Work to do: Take the lines from the beginning of the material through the line containing "const insetOpen = openAngles.map((a, i)" and retype them exactly, leaving the pictures out.

Data lines:
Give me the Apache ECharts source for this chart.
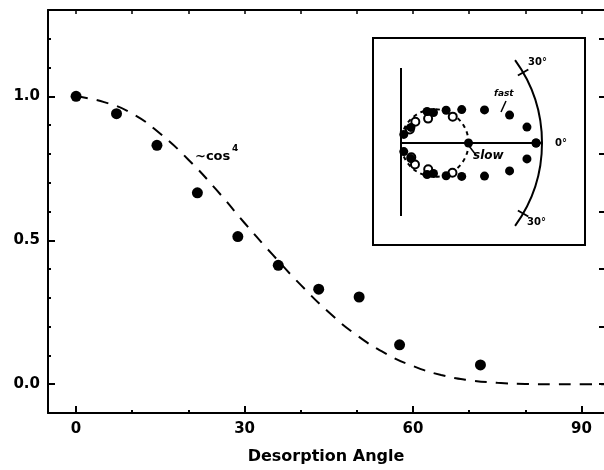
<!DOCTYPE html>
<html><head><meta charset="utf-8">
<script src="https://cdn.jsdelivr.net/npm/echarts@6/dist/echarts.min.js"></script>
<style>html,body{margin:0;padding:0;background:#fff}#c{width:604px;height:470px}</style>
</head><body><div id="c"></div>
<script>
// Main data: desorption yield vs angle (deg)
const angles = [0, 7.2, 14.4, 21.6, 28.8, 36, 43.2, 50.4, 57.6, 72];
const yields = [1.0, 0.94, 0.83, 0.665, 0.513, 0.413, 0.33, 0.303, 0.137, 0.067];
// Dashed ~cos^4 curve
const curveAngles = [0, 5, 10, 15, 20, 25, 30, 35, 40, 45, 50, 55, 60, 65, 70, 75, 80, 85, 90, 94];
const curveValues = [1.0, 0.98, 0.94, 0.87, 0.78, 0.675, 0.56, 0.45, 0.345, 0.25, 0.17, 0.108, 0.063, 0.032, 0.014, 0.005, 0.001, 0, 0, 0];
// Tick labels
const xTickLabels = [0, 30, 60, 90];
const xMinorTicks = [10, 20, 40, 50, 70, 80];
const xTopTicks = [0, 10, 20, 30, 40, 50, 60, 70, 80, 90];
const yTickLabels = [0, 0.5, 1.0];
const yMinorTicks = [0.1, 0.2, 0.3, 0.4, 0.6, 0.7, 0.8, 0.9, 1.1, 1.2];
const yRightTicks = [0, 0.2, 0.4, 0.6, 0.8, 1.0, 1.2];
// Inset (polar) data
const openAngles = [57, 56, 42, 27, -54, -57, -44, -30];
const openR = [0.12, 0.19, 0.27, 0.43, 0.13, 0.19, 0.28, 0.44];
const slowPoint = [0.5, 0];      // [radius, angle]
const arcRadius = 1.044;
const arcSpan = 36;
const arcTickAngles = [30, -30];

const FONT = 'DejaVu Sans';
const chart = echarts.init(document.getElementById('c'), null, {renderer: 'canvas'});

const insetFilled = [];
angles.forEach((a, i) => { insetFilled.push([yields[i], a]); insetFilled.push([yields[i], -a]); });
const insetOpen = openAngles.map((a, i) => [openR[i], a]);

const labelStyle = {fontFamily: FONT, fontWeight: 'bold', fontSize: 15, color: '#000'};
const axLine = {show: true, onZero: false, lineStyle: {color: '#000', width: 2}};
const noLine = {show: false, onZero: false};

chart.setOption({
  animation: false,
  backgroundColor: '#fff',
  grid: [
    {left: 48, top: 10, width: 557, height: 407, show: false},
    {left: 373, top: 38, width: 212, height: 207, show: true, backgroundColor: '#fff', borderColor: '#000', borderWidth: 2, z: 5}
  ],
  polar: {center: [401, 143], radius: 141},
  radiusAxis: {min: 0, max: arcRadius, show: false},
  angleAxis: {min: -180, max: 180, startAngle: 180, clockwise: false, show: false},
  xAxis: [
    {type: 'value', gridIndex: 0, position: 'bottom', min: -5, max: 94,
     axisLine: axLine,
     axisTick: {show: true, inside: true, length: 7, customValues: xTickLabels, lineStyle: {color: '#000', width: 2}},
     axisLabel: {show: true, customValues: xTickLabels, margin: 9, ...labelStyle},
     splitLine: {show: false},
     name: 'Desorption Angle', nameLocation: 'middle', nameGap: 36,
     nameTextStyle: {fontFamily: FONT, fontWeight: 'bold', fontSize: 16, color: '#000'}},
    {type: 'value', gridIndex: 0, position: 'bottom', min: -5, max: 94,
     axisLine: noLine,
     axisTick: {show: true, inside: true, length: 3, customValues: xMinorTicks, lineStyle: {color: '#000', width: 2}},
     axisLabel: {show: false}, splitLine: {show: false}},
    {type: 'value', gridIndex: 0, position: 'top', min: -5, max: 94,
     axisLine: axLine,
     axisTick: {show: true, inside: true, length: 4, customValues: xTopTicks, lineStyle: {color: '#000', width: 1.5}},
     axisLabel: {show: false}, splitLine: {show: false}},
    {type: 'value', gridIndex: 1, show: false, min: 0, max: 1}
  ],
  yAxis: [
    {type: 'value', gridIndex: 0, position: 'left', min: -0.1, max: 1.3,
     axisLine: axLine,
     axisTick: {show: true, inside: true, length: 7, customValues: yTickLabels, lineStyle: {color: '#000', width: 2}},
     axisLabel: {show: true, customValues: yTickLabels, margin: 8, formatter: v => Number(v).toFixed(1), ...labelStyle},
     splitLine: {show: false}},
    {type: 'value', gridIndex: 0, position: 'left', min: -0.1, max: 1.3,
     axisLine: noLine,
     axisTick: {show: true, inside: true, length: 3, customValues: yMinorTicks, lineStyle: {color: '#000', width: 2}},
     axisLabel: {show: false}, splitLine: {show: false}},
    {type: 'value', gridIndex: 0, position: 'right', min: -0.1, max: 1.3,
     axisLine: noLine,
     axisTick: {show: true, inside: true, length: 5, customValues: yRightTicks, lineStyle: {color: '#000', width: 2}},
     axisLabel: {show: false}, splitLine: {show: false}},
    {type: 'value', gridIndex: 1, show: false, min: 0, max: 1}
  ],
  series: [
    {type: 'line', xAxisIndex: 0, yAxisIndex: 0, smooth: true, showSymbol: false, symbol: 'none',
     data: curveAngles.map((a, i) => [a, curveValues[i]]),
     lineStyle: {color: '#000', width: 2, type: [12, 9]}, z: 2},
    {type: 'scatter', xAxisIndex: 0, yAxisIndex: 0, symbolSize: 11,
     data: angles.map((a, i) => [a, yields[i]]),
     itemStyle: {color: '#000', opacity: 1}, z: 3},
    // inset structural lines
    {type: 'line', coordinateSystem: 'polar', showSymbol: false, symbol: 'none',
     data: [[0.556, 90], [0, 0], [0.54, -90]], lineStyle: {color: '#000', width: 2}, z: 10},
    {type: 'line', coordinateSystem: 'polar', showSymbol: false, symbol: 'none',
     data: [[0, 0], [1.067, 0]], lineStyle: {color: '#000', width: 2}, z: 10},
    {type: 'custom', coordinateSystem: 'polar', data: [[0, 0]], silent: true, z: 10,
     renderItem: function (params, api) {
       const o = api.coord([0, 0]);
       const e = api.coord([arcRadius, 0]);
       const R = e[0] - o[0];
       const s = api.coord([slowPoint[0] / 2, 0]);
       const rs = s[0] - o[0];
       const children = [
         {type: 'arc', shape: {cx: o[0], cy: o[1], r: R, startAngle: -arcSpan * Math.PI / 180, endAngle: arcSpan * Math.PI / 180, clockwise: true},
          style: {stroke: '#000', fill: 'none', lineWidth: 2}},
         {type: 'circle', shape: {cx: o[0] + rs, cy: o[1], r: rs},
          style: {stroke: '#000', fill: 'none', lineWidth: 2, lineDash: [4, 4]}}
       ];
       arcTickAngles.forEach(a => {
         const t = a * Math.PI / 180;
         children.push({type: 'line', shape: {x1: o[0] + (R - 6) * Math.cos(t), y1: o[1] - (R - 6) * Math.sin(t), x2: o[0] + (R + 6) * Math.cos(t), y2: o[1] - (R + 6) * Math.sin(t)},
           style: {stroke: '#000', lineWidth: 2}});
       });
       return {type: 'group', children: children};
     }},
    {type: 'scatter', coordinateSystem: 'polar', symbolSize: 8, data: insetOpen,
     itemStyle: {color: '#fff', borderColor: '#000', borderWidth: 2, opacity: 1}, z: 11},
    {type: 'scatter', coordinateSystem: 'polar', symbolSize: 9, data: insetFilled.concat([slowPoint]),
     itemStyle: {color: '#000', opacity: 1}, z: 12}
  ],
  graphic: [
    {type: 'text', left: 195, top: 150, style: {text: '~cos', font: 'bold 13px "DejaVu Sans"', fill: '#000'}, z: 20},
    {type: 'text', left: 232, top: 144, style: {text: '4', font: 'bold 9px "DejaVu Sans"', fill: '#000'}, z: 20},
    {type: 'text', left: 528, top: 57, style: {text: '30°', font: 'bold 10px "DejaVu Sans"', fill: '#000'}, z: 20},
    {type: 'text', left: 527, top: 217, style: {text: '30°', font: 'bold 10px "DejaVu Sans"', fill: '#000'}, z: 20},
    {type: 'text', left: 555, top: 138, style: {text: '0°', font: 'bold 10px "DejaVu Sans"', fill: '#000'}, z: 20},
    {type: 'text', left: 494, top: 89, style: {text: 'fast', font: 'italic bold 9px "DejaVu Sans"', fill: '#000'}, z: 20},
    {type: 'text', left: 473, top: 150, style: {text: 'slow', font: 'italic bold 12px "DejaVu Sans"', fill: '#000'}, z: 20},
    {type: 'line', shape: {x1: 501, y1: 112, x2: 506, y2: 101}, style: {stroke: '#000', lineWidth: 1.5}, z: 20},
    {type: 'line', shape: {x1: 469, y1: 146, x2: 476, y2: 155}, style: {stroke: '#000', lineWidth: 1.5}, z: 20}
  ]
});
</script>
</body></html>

Output below:
Give me the Apache ECharts source for this chart.
<!DOCTYPE html>
<html><head><meta charset="utf-8">
<script src="https://cdn.jsdelivr.net/npm/echarts@6/dist/echarts.min.js"></script>
<style>html,body{margin:0;padding:0;background:#fff}#c{width:604px;height:470px}</style>
</head><body><div id="c"></div>
<script>
// Main data: desorption yield vs angle (deg)
const angles = [0, 7.2, 14.4, 21.6, 28.8, 36, 43.2, 50.4, 57.6, 72];
const yields = [1.0, 0.94, 0.83, 0.665, 0.513, 0.413, 0.33, 0.303, 0.137, 0.067];
// Dashed ~cos^4 curve
const curveAngles = [0, 5, 10, 15, 20, 25, 30, 35, 40, 45, 50, 55, 60, 65, 70, 75, 80, 85, 90, 94];
const curveValues = [1.0, 0.98, 0.94, 0.87, 0.78, 0.675, 0.56, 0.45, 0.345, 0.25, 0.17, 0.108, 0.063, 0.032, 0.014, 0.005, 0.001, 0, 0, 0];
// Tick labels
const xTickLabels = [0, 30, 60, 90];
const xMinorTicks = [10, 20, 40, 50, 70, 80];
const xTopTicks = [0, 10, 20, 30, 40, 50, 60, 70, 80, 90];
const yTickLabels = [0, 0.5, 1.0];
const yMinorTicks = [0.1, 0.2, 0.3, 0.4, 0.6, 0.7, 0.8, 0.9, 1.1, 1.2];
const yRightTicks = [0, 0.2, 0.4, 0.6, 0.8, 1.0, 1.2];
// Inset (polar) data
const openAngles = [57, 56, 42, 27, -54, -57, -44, -30];
const openR = [0.12, 0.19, 0.27, 0.43, 0.13, 0.19, 0.28, 0.44];
const slowPoint = [0.5, 0];      // [radius, angle]
const arcRadius = 1.044;
const arcSpan = 36;
const arcTickAngles = [30, -30];

const FONT = 'DejaVu Sans';
const chart = echarts.init(document.getElementById('c'), null, {renderer: 'canvas'});

const insetFilled = [];
angles.forEach((a, i) => { insetFilled.push([yields[i], a]); insetFilled.push([yields[i], -a]); });
const insetOpen = openAngles.map((a, i) => [openR[i], a]);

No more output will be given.